Los que morían en la cruz, como se dice ahora, eran "lo peor". Asesinos, ladrones... gente de mala laya y peor coturno. Cabe imaginar que se resistían a los sayones con todo su cuerpo, se revolvían como animales atacados (cosa lógica, comprensible y justificadísima), intentaban escapar a la mínima oportunidad, respondían con insultos, salivazos y blasfemias a las órdenes y lesiones de los verdugos.

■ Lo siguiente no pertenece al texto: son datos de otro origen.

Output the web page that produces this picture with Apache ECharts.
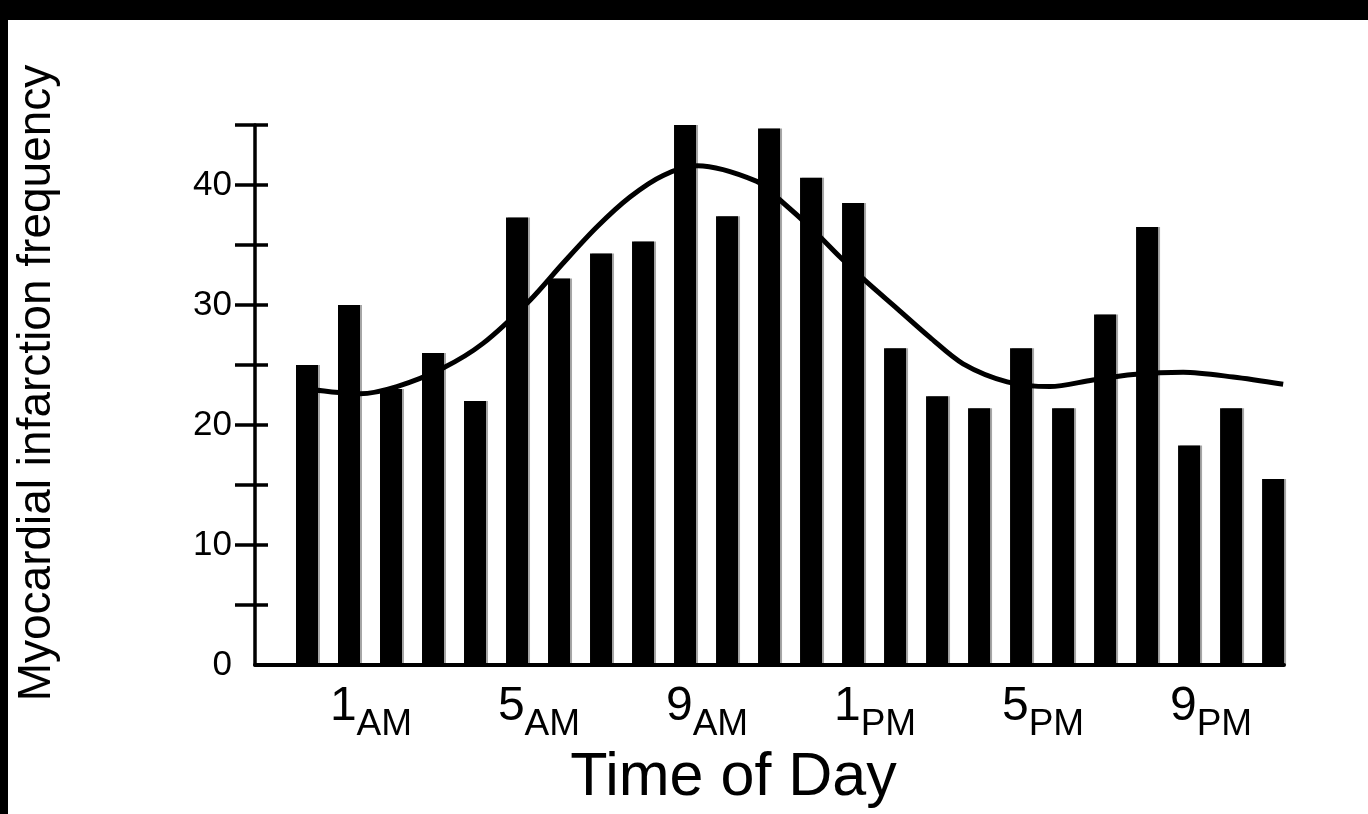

Pero ¿y Cristo? "Maltratado, voluntariamante se humillaba y no abría la boca: como cordero llevado al matadero, como oveja ante el esquilador, enmudecía y no abría la boca", profetizó Isaías (Is 53, 7).
Entre tanto alboroto, la actitud del Señor no pudo pasar desapercibida a todos, exceptuando al centurón y a San Dimas, el buen ladrón.
Me da que, mientras Jesús se abrazaba a la Cruz, se recostaba obediente sobre el madero y extendía voluntariamente manos y pies para ser clavados con mayor comodidad, más de un romano se extrañó, aunque fuese un poquitín. Alguno de esos seres embrutecidos se paró a pensar un segundo, para luego seguir con su cometido atroz.
Luego, las palabras de Cristo antes de expirar, la frase de su centurión, las tinieblas y el terremoto, y eso que observaba de reojo en todo momento y sin querer (porque algo de su interior se lo sugería): la actitud de la Madre del ajusticiado, extremadamente doliente y serena, lo confundieron.
La noticia de la resurrección de Aquél a quien torturó y se dejó torturar, la predicación de los Apóstoles fortalecidos ya por el Paráclito, y el testimonio de los primeros cristianos, tuvieron, unidos a la Gracia, que acabar de derretir su corazón de piedra.
Y acabó implorando el bautismo, y siendo el más humilde, agradecido y valiente de los cristianos romanos. Recordando el sufrimiento del Mesías, concluyó entre lágrimas como lo hacemos nosotros: "Todo esto, por mí"
Algo así tuvo que pasar.
¡Viva Cristo Rey y Viva Nuestra Señora de la Misericordia!